• Supplied information:
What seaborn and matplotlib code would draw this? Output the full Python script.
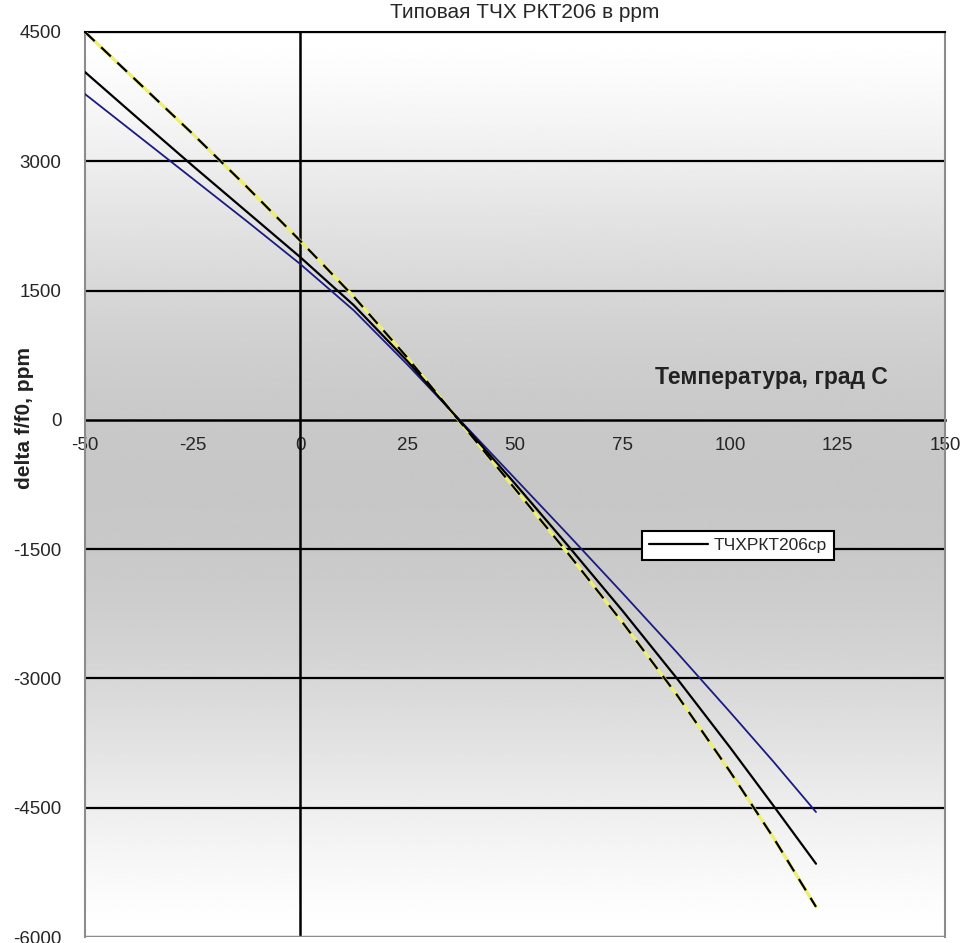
import numpy as np
import pandas as pd
import matplotlib
matplotlib.use("Agg")
import matplotlib.pyplot as plt
import seaborn as sns

# ---- data ----
temps = [-50, -37.5, -25, -12.5, 0, 12.5, 25, 37.5, 50, 62.5, 75, 87.5, 100, 110, 120]
upper_dashed = [4500, 3910, 3320, 2710, 2080, 1430, 720, -40, -800, -1560, -2350, -3180, -4080, -4840, -5650]
avg_solid = [4035, 3490, 2950, 2420, 1890, 1330, 680, -30, -740, -1470, -2215, -2990, -3800, -4470, -5150]
lower_navy = [3780, 3290, 2800, 2310, 1810, 1270, 640, -20, -680, -1340, -2010, -2690, -3390, -3960, -4550]

x_ticks = [-50, -25, 0, 25, 50, 75, 100, 125, 150]
y_ticks = [-6000, -4500, -3000, -1500, 0, 1500, 3000, 4500]

title = "Типовая ТЧХ РКТ206 в ppm"
x_label = "Температура, град С"
y_label = "delta f/f0, ppm"
legend_label = "ТЧХРКТ206ср"

sns.set_style("white")
plt.rcParams['font.family'] = ['Liberation Sans', 'DejaVu Sans']

df = pd.DataFrame({"t": temps, "up": upper_dashed, "avg": avg_solid, "low": lower_navy})

fig = plt.figure(figsize=(9.65, 9.43), dpi=100)
ax = fig.add_axes([85/965, 6/943, 860/965, 905/943])

# background gradient
t = np.linspace(0, 1, 400)
grad = 1 - 0.22 * np.sin(np.pi * t) ** 1.4
ax.imshow(grad[:, None], extent=[-50, 150, -6000, 4500], aspect='auto',
          cmap='gray', vmin=0, vmax=1, zorder=0, interpolation='bilinear')

# grid lines (horizontal) and vertical axis at 0
for yv in y_ticks:
    if yv not in (0, -6000):
        ax.axhline(yv, color='black', lw=1.6, zorder=1)
ax.axvline(0, color='black', lw=1.8, zorder=1)

# series
sns.lineplot(data=df, x="t", y="up", ax=ax, color='#eeee70', lw=2.4, zorder=3, legend=False)
sns.lineplot(data=df, x="t", y="up", ax=ax, color='black', lw=1.6, zorder=4,
             linestyle=(0, (6, 4)), legend=False)
sns.lineplot(data=df, x="t", y="low", ax=ax, color='#1a1a80', lw=1.3, zorder=3, legend=False)
sns.lineplot(data=df, x="t", y="avg", ax=ax, color='black', lw=1.6, zorder=4, label=legend_label)

ax.set_xlim(-50, 150)
ax.set_ylim(-6000, 4500)
ax.set_xticks(x_ticks)
ax.set_yticks(y_ticks)
ax.set_xticklabels([str(v) for v in x_ticks])
ax.set_yticklabels([str(v) for v in y_ticks])
ax.set_xlabel("")
ax.set_ylabel("")

for s in ['top', 'right', 'left']:
    ax.spines[s].set_color('#8c8c8c')
    ax.spines[s].set_linewidth(1.5)
ax.spines['top'].set_color('black')
ax.spines['bottom'].set_position(('data', 0))
ax.spines['bottom'].set_color('black')
ax.spines['bottom'].set_linewidth(1.8)
ax.spines['bottom'].set_zorder(2)
ax.axhline(-6000, color='#8c8c8c', lw=2.5, zorder=2)

ax.tick_params(axis='x', direction='out', length=7, width=1.5, color='black', pad=5,
               labelsize=13.5)
ax.tick_params(axis='y', length=0, pad=17, labelsize=13.5)

ax.text(0.663, 0.618, x_label, transform=ax.transAxes, fontsize=16.5,
        fontweight='bold', color='#222222', ha='left', va='center')
fig.text(25/965, 1 - 418/943, y_label, rotation=90, fontsize=15,
         fontweight='bold', color='#222222', ha='center', va='center')
fig.text(525/965, 1 - 13/943, title, fontsize=15, ha='center', va='center')

leg = ax.legend(loc='center left', bbox_to_anchor=(0.638, 0.433), frameon=True,
                fancybox=False, edgecolor='black', facecolor='white', framealpha=1,
                fontsize=12.5, handlelength=3.4, borderpad=0.4, handletextpad=0.3)
leg.get_frame().set_linewidth(1.5)
leg.set_zorder(10)

fig.savefig("out.png", dpi=100)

• Short exercise: Exactly as written, please give again the lines from the beginning of the listing through the line containing "ax = fig.add_axes([85/965, 6/943, 860/965, 905/943])", inclusive, without any pictures.

• Task output:
What seaborn and matplotlib code would draw this? Output the full Python script.
import numpy as np
import pandas as pd
import matplotlib
matplotlib.use("Agg")
import matplotlib.pyplot as plt
import seaborn as sns

# ---- data ----
temps = [-50, -37.5, -25, -12.5, 0, 12.5, 25, 37.5, 50, 62.5, 75, 87.5, 100, 110, 120]
upper_dashed = [4500, 3910, 3320, 2710, 2080, 1430, 720, -40, -800, -1560, -2350, -3180, -4080, -4840, -5650]
avg_solid = [4035, 3490, 2950, 2420, 1890, 1330, 680, -30, -740, -1470, -2215, -2990, -3800, -4470, -5150]
lower_navy = [3780, 3290, 2800, 2310, 1810, 1270, 640, -20, -680, -1340, -2010, -2690, -3390, -3960, -4550]

x_ticks = [-50, -25, 0, 25, 50, 75, 100, 125, 150]
y_ticks = [-6000, -4500, -3000, -1500, 0, 1500, 3000, 4500]

title = "Типовая ТЧХ РКТ206 в ppm"
x_label = "Температура, град С"
y_label = "delta f/f0, ppm"
legend_label = "ТЧХРКТ206ср"

sns.set_style("white")
plt.rcParams['font.family'] = ['Liberation Sans', 'DejaVu Sans']

df = pd.DataFrame({"t": temps, "up": upper_dashed, "avg": avg_solid, "low": lower_navy})

fig = plt.figure(figsize=(9.65, 9.43), dpi=100)
ax = fig.add_axes([85/965, 6/943, 860/965, 905/943])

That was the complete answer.